- What you will do -
Give the listing again character for character, but drop the images.

- Material provided -
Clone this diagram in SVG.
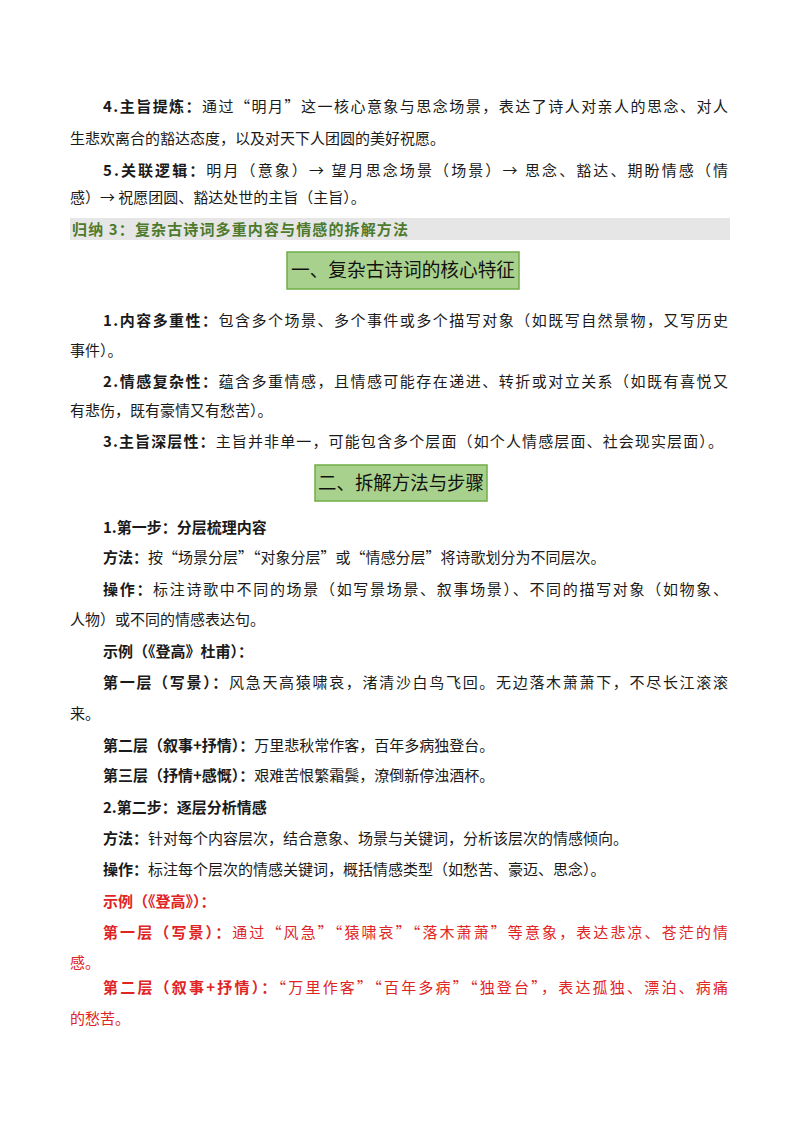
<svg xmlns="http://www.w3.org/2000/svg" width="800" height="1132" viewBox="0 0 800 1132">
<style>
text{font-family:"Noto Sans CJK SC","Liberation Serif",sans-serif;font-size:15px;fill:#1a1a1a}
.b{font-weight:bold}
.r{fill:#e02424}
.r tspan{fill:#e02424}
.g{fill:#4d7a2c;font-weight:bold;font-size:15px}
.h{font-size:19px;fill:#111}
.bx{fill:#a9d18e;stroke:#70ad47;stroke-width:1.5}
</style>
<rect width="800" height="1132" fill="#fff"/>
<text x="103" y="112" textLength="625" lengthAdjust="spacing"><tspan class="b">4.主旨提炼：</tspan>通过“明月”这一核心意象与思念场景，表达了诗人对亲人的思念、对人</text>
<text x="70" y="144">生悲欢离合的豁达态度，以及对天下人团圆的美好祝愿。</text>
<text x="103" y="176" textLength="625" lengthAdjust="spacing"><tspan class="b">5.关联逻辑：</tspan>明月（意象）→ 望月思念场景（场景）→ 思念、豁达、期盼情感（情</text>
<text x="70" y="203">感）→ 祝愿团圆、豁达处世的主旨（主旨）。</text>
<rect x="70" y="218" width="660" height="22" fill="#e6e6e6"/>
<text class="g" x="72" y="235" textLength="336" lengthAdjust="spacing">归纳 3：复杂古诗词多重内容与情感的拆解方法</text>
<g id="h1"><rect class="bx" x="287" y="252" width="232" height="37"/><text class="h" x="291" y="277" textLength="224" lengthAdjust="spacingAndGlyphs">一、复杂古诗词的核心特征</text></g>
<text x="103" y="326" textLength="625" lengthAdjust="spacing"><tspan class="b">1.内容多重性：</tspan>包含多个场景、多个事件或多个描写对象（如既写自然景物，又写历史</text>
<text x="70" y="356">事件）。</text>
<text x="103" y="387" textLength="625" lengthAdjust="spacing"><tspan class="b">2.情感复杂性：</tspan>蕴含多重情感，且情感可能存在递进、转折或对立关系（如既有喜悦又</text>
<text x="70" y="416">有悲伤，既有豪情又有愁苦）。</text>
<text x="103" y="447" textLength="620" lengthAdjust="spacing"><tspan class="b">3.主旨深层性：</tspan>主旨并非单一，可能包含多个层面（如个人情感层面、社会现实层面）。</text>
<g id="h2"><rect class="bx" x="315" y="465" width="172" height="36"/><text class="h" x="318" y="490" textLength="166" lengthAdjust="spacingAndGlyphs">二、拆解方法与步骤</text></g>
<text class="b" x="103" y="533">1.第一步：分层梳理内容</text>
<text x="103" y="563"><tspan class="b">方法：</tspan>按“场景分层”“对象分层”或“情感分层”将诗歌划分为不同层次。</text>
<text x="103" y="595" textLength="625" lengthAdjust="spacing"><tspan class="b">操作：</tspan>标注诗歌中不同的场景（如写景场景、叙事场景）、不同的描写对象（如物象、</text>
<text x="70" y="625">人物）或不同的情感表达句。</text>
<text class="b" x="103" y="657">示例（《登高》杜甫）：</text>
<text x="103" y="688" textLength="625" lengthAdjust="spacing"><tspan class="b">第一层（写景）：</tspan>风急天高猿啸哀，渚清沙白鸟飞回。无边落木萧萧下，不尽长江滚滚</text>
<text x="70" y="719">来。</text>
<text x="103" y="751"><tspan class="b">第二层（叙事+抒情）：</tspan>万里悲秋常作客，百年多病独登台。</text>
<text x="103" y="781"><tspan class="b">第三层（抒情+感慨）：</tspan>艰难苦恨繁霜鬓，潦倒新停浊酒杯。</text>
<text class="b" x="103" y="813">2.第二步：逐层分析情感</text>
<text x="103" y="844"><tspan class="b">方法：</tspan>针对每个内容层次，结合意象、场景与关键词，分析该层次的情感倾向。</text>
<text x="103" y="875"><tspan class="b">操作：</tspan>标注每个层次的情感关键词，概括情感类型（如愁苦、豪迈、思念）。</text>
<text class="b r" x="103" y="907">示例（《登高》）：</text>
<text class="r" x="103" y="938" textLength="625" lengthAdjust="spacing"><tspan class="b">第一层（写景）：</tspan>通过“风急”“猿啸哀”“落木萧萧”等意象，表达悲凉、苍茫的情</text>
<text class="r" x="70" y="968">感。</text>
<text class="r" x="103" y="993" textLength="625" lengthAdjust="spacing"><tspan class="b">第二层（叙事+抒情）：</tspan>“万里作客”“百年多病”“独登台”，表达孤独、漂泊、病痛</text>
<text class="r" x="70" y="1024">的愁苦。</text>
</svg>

- Response to this exercise -
Clone this diagram in SVG.
<svg xmlns="http://www.w3.org/2000/svg" width="800" height="1132" viewBox="0 0 800 1132">
<style>
text{font-family:"Noto Sans CJK SC","Liberation Serif",sans-serif;font-size:15px;fill:#1a1a1a}
.b{font-weight:bold}
.r{fill:#e02424}
.r tspan{fill:#e02424}
.g{fill:#4d7a2c;font-weight:bold;font-size:15px}
.h{font-size:19px;fill:#111}
.bx{fill:#a9d18e;stroke:#70ad47;stroke-width:1.5}
</style>
<rect width="800" height="1132" fill="#fff"/>
<text x="103" y="112" textLength="625" lengthAdjust="spacing"><tspan class="b">4.主旨提炼：</tspan>通过“明月”这一核心意象与思念场景，表达了诗人对亲人的思念、对人</text>
<text x="70" y="144">生悲欢离合的豁达态度，以及对天下人团圆的美好祝愿。</text>
<text x="103" y="176" textLength="625" lengthAdjust="spacing"><tspan class="b">5.关联逻辑：</tspan>明月（意象）→ 望月思念场景（场景）→ 思念、豁达、期盼情感（情</text>
<text x="70" y="203">感）→ 祝愿团圆、豁达处世的主旨（主旨）。</text>
<rect x="70" y="218" width="660" height="22" fill="#e6e6e6"/>
<text class="g" x="72" y="235" textLength="336" lengthAdjust="spacing">归纳 3：复杂古诗词多重内容与情感的拆解方法</text>
<g id="h1"><rect class="bx" x="287" y="252" width="232" height="37"/><text class="h" x="291" y="277" textLength="224" lengthAdjust="spacingAndGlyphs">一、复杂古诗词的核心特征</text></g>
<text x="103" y="326" textLength="625" lengthAdjust="spacing"><tspan class="b">1.内容多重性：</tspan>包含多个场景、多个事件或多个描写对象（如既写自然景物，又写历史</text>
<text x="70" y="356">事件）。</text>
<text x="103" y="387" textLength="625" lengthAdjust="spacing"><tspan class="b">2.情感复杂性：</tspan>蕴含多重情感，且情感可能存在递进、转折或对立关系（如既有喜悦又</text>
<text x="70" y="416">有悲伤，既有豪情又有愁苦）。</text>
<text x="103" y="447" textLength="620" lengthAdjust="spacing"><tspan class="b">3.主旨深层性：</tspan>主旨并非单一，可能包含多个层面（如个人情感层面、社会现实层面）。</text>
<g id="h2"><rect class="bx" x="315" y="465" width="172" height="36"/><text class="h" x="318" y="490" textLength="166" lengthAdjust="spacingAndGlyphs">二、拆解方法与步骤</text></g>
<text class="b" x="103" y="533">1.第一步：分层梳理内容</text>
<text x="103" y="563"><tspan class="b">方法：</tspan>按“场景分层”“对象分层”或“情感分层”将诗歌划分为不同层次。</text>
<text x="103" y="595" textLength="625" lengthAdjust="spacing"><tspan class="b">操作：</tspan>标注诗歌中不同的场景（如写景场景、叙事场景）、不同的描写对象（如物象、</text>
<text x="70" y="625">人物）或不同的情感表达句。</text>
<text class="b" x="103" y="657">示例（《登高》杜甫）：</text>
<text x="103" y="688" textLength="625" lengthAdjust="spacing"><tspan class="b">第一层（写景）：</tspan>风急天高猿啸哀，渚清沙白鸟飞回。无边落木萧萧下，不尽长江滚滚</text>
<text x="70" y="719">来。</text>
<text x="103" y="751"><tspan class="b">第二层（叙事+抒情）：</tspan>万里悲秋常作客，百年多病独登台。</text>
<text x="103" y="781"><tspan class="b">第三层（抒情+感慨）：</tspan>艰难苦恨繁霜鬓，潦倒新停浊酒杯。</text>
<text class="b" x="103" y="813">2.第二步：逐层分析情感</text>
<text x="103" y="844"><tspan class="b">方法：</tspan>针对每个内容层次，结合意象、场景与关键词，分析该层次的情感倾向。</text>
<text x="103" y="875"><tspan class="b">操作：</tspan>标注每个层次的情感关键词，概括情感类型（如愁苦、豪迈、思念）。</text>
<text class="b r" x="103" y="907">示例（《登高》）：</text>
<text class="r" x="103" y="938" textLength="625" lengthAdjust="spacing"><tspan class="b">第一层（写景）：</tspan>通过“风急”“猿啸哀”“落木萧萧”等意象，表达悲凉、苍茫的情</text>
<text class="r" x="70" y="968">感。</text>
<text class="r" x="103" y="993" textLength="625" lengthAdjust="spacing"><tspan class="b">第二层（叙事+抒情）：</tspan>“万里作客”“百年多病”“独登台”，表达孤独、漂泊、病痛</text>
<text class="r" x="70" y="1024">的愁苦。</text>
</svg>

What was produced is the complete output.